● **PROBLEM REQUIREMENTS**: Transcribe the records that follow. Keep every word exactly, and drop the pictures.

* Start *

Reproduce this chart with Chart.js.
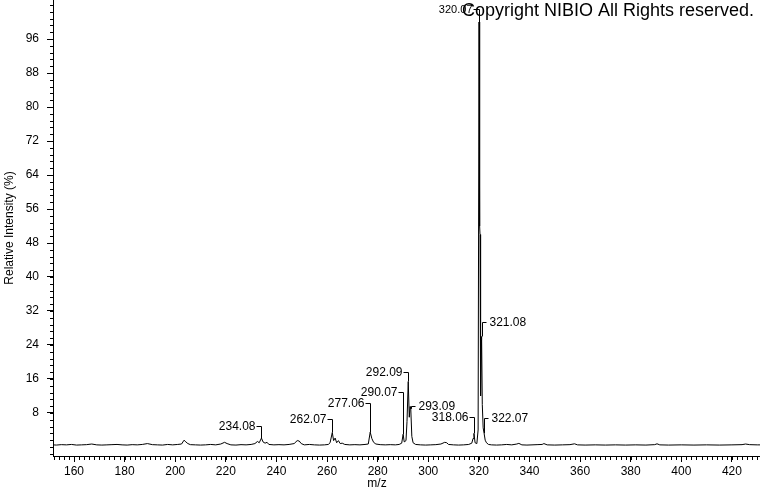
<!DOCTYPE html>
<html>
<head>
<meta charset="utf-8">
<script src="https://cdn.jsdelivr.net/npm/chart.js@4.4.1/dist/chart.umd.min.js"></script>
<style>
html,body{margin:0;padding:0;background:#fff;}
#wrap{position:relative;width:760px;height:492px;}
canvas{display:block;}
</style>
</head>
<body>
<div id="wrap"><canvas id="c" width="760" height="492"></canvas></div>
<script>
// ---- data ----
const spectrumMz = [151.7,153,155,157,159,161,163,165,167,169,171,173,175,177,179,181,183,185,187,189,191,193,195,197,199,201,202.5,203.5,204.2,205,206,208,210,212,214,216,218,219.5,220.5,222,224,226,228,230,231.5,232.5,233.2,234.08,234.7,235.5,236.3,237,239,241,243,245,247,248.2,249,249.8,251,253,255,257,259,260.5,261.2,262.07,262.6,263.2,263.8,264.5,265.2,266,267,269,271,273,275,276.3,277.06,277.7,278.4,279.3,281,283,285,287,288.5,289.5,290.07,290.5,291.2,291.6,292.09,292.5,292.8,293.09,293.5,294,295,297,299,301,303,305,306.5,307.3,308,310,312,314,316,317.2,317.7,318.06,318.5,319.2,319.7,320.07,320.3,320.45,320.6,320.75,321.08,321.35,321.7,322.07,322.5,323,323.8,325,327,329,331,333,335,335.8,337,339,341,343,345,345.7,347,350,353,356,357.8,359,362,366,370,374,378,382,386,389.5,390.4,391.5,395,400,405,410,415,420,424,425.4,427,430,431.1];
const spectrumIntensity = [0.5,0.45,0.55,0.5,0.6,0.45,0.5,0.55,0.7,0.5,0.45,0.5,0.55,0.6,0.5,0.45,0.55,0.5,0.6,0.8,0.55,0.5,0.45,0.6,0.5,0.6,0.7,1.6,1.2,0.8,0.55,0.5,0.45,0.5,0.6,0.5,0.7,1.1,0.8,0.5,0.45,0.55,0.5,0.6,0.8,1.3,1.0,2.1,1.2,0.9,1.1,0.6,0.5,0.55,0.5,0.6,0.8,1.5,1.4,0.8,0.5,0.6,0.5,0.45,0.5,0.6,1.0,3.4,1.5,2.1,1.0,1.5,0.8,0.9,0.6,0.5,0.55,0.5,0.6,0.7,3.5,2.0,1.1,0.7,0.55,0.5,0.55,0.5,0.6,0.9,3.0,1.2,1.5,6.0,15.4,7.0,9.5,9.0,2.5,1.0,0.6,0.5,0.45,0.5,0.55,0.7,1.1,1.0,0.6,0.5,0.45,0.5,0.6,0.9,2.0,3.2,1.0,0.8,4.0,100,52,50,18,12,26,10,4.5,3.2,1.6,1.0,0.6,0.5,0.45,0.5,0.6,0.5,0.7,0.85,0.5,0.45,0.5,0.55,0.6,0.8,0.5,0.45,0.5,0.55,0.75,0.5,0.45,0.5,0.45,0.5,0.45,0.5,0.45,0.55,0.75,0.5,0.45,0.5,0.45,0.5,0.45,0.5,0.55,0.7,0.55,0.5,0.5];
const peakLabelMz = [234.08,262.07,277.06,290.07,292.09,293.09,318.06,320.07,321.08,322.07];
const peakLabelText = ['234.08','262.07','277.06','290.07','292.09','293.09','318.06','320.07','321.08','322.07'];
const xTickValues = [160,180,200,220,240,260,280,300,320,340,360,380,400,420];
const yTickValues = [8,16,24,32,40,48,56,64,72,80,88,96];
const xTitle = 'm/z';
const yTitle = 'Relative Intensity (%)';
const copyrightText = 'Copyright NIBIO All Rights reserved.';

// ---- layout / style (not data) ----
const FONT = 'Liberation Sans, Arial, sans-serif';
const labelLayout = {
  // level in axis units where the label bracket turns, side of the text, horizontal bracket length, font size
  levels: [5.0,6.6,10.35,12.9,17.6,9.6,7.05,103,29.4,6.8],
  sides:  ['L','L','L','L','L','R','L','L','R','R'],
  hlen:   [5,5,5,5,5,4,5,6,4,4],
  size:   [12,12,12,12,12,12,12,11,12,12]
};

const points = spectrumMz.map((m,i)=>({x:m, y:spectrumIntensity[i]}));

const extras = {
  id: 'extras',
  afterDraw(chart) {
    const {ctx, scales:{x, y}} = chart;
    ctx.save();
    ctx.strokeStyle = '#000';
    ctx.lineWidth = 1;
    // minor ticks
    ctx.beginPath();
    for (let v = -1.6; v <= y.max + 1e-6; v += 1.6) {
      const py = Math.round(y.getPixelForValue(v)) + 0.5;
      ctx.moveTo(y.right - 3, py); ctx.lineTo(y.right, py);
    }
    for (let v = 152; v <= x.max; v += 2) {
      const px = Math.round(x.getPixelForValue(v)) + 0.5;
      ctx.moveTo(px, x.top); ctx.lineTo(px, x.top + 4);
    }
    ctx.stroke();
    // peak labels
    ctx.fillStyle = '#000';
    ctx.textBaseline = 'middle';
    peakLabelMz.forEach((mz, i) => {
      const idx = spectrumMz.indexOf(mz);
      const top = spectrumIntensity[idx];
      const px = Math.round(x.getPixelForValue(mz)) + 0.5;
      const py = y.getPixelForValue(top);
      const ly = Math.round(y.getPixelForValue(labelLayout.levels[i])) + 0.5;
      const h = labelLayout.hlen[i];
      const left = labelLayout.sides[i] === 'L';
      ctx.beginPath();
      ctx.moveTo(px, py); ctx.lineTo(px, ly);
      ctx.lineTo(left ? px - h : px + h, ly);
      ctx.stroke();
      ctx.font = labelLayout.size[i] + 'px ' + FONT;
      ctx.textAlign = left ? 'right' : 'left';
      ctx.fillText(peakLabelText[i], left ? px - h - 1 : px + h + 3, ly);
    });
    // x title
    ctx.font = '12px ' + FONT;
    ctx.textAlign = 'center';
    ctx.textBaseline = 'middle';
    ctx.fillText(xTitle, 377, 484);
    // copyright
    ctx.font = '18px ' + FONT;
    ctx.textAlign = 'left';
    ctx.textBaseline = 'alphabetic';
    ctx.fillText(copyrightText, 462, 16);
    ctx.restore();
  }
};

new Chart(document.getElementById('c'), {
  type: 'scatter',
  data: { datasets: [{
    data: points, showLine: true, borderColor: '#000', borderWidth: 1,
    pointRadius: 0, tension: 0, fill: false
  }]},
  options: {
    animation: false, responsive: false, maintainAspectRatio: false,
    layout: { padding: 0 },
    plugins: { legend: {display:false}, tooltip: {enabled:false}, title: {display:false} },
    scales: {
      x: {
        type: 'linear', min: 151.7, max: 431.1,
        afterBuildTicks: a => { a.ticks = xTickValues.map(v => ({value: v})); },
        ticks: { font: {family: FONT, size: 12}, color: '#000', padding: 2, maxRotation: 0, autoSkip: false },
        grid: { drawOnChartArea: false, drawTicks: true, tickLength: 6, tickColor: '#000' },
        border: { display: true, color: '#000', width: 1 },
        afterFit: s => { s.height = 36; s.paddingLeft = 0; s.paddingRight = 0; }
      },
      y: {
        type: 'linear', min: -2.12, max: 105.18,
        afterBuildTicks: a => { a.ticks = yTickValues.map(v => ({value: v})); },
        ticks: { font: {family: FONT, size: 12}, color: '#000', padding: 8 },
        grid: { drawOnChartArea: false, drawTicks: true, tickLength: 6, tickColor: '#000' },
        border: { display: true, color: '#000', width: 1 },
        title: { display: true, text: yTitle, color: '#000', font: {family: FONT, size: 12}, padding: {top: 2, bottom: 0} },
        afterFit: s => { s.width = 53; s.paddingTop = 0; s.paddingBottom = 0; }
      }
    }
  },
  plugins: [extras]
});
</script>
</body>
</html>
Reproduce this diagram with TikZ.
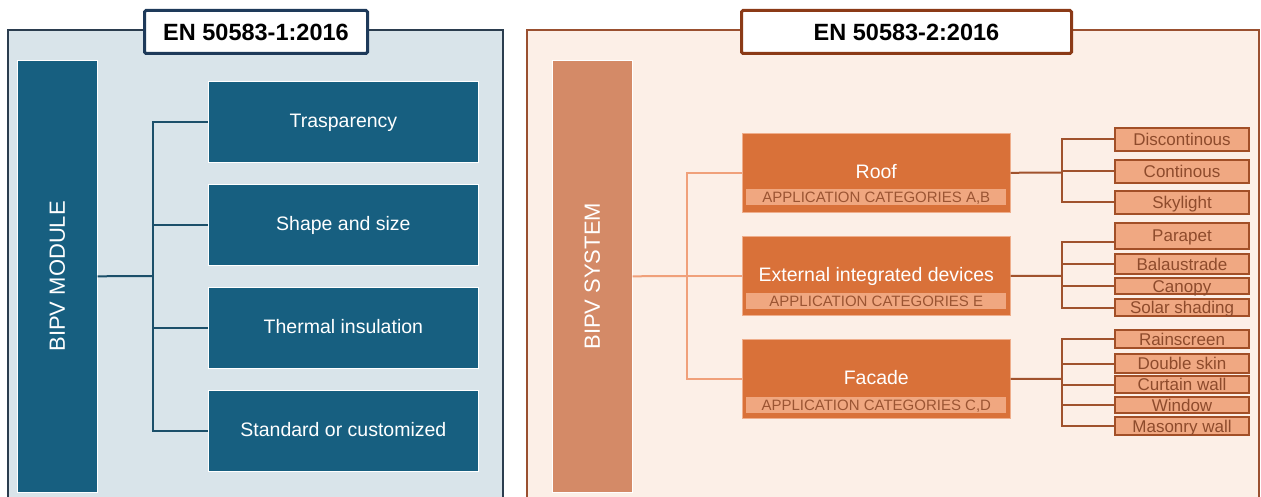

* End *

● **SOLUTION TO THE PROBLEM**:
Reproduce this chart with Chart.js.
<!DOCTYPE html>
<html>
<head>
<meta charset="utf-8">
<script src="https://cdn.jsdelivr.net/npm/chart.js@4.4.1/dist/chart.umd.min.js"></script>
<style>
html,body{margin:0;padding:0;background:#fff;}
#wrap{position:relative;width:760px;height:492px;}
canvas{display:block;}
</style>
</head>
<body>
<div id="wrap"><canvas id="c" width="760" height="492"></canvas></div>
<script>
// ---- data ----
const spectrumMz = [151.7,153,155,157,159,161,163,165,167,169,171,173,175,177,179,181,183,185,187,189,191,193,195,197,199,201,202.5,203.5,204.2,205,206,208,210,212,214,216,218,219.5,220.5,222,224,226,228,230,231.5,232.5,233.2,234.08,234.7,235.5,236.3,237,239,241,243,245,247,248.2,249,249.8,251,253,255,257,259,260.5,261.2,262.07,262.6,263.2,263.8,264.5,265.2,266,267,269,271,273,275,276.3,277.06,277.7,278.4,279.3,281,283,285,287,288.5,289.5,290.07,290.5,291.2,291.6,292.09,292.5,292.8,293.09,293.5,294,295,297,299,301,303,305,306.5,307.3,308,310,312,314,316,317.2,317.7,318.06,318.5,319.2,319.7,320.07,320.3,320.45,320.6,320.75,321.08,321.35,321.7,322.07,322.5,323,323.8,325,327,329,331,333,335,335.8,337,339,341,343,345,345.7,347,350,353,356,357.8,359,362,366,370,374,378,382,386,389.5,390.4,391.5,395,400,405,410,415,420,424,425.4,427,430,431.1];
const spectrumIntensity = [0.5,0.45,0.55,0.5,0.6,0.45,0.5,0.55,0.7,0.5,0.45,0.5,0.55,0.6,0.5,0.45,0.55,0.5,0.6,0.8,0.55,0.5,0.45,0.6,0.5,0.6,0.7,1.6,1.2,0.8,0.55,0.5,0.45,0.5,0.6,0.5,0.7,1.1,0.8,0.5,0.45,0.55,0.5,0.6,0.8,1.3,1.0,2.1,1.2,0.9,1.1,0.6,0.5,0.55,0.5,0.6,0.8,1.5,1.4,0.8,0.5,0.6,0.5,0.45,0.5,0.6,1.0,3.4,1.5,2.1,1.0,1.5,0.8,0.9,0.6,0.5,0.55,0.5,0.6,0.7,3.5,2.0,1.1,0.7,0.55,0.5,0.55,0.5,0.6,0.9,3.0,1.2,1.5,6.0,15.4,7.0,9.5,9.0,2.5,1.0,0.6,0.5,0.45,0.5,0.55,0.7,1.1,1.0,0.6,0.5,0.45,0.5,0.6,0.9,2.0,3.2,1.0,0.8,4.0,100,52,50,18,12,26,10,4.5,3.2,1.6,1.0,0.6,0.5,0.45,0.5,0.6,0.5,0.7,0.85,0.5,0.45,0.5,0.55,0.6,0.8,0.5,0.45,0.5,0.55,0.75,0.5,0.45,0.5,0.45,0.5,0.45,0.5,0.45,0.55,0.75,0.5,0.45,0.5,0.45,0.5,0.45,0.5,0.55,0.7,0.55,0.5,0.5];
const peakLabelMz = [234.08,262.07,277.06,290.07,292.09,293.09,318.06,320.07,321.08,322.07];
const peakLabelText = ['234.08','262.07','277.06','290.07','292.09','293.09','318.06','320.07','321.08','322.07'];
const xTickValues = [160,180,200,220,240,260,280,300,320,340,360,380,400,420];
const yTickValues = [8,16,24,32,40,48,56,64,72,80,88,96];
const xTitle = 'm/z';
const yTitle = 'Relative Intensity (%)';
const copyrightText = 'Copyright NIBIO All Rights reserved.';

// ---- layout / style (not data) ----
const FONT = 'Liberation Sans, Arial, sans-serif';
const labelLayout = {
  // level in axis units where the label bracket turns, side of the text, horizontal bracket length, font size
  levels: [5.0,6.6,10.35,12.9,17.6,9.6,7.05,103,29.4,6.8],
  sides:  ['L','L','L','L','L','R','L','L','R','R'],
  hlen:   [5,5,5,5,5,4,5,6,4,4],
  size:   [12,12,12,12,12,12,12,11,12,12]
};

const points = spectrumMz.map((m,i)=>({x:m, y:spectrumIntensity[i]}));

const extras = {
  id: 'extras',
  afterDraw(chart) {
    const {ctx, scales:{x, y}} = chart;
    ctx.save();
    ctx.strokeStyle = '#000';
    ctx.lineWidth = 1;
    // minor ticks
    ctx.beginPath();
    for (let v = -1.6; v <= y.max + 1e-6; v += 1.6) {
      const py = Math.round(y.getPixelForValue(v)) + 0.5;
      ctx.moveTo(y.right - 3, py); ctx.lineTo(y.right, py);
    }
    for (let v = 152; v <= x.max; v += 2) {
      const px = Math.round(x.getPixelForValue(v)) + 0.5;
      ctx.moveTo(px, x.top); ctx.lineTo(px, x.top + 4);
    }
    ctx.stroke();
    // peak labels
    ctx.fillStyle = '#000';
    ctx.textBaseline = 'middle';
    peakLabelMz.forEach((mz, i) => {
      const idx = spectrumMz.indexOf(mz);
      const top = spectrumIntensity[idx];
      const px = Math.round(x.getPixelForValue(mz)) + 0.5;
      const py = y.getPixelForValue(top);
      const ly = Math.round(y.getPixelForValue(labelLayout.levels[i])) + 0.5;
      const h = labelLayout.hlen[i];
      const left = labelLayout.sides[i] === 'L';
      ctx.beginPath();
      ctx.moveTo(px, py); ctx.lineTo(px, ly);
      ctx.lineTo(left ? px - h : px + h, ly);
      ctx.stroke();
      ctx.font = labelLayout.size[i] + 'px ' + FONT;
      ctx.textAlign = left ? 'right' : 'left';
      ctx.fillText(peakLabelText[i], left ? px - h - 1 : px + h + 3, ly);
    });
    // x title
    ctx.font = '12px ' + FONT;
    ctx.textAlign = 'center';
    ctx.textBaseline = 'middle';
    ctx.fillText(xTitle, 377, 484);
    // copyright
    ctx.font = '18px ' + FONT;
    ctx.textAlign = 'left';
    ctx.textBaseline = 'alphabetic';
    ctx.fillText(copyrightText, 462, 16);
    ctx.restore();
  }
};

new Chart(document.getElementById('c'), {
  type: 'scatter',
  data: { datasets: [{
    data: points, showLine: true, borderColor: '#000', borderWidth: 1,
    pointRadius: 0, tension: 0, fill: false
  }]},
  options: {
    animation: false, responsive: false, maintainAspectRatio: false,
    layout: { padding: 0 },
    plugins: { legend: {display:false}, tooltip: {enabled:false}, title: {display:false} },
    scales: {
      x: {
        type: 'linear', min: 151.7, max: 431.1,
        afterBuildTicks: a => { a.ticks = xTickValues.map(v => ({value: v})); },
        ticks: { font: {family: FONT, size: 12}, color: '#000', padding: 2, maxRotation: 0, autoSkip: false },
        grid: { drawOnChartArea: false, drawTicks: true, tickLength: 6, tickColor: '#000' },
        border: { display: true, color: '#000', width: 1 },
        afterFit: s => { s.height = 36; s.paddingLeft = 0; s.paddingRight = 0; }
      },
      y: {
        type: 'linear', min: -2.12, max: 105.18,
        afterBuildTicks: a => { a.ticks = yTickValues.map(v => ({value: v})); },
        ticks: { font: {family: FONT, size: 12}, color: '#000', padding: 8 },
        grid: { drawOnChartArea: false, drawTicks: true, tickLength: 6, tickColor: '#000' },
        border: { display: true, color: '#000', width: 1 },
        title: { display: true, text: yTitle, color: '#000', font: {family: FONT, size: 12}, padding: {top: 2, bottom: 0} },
        afterFit: s => { s.width = 53; s.paddingTop = 0; s.paddingBottom = 0; }
      }
    }
  },
  plugins: [extras]
});
</script>
</body>
</html>
Reproduce this diagram with TikZ.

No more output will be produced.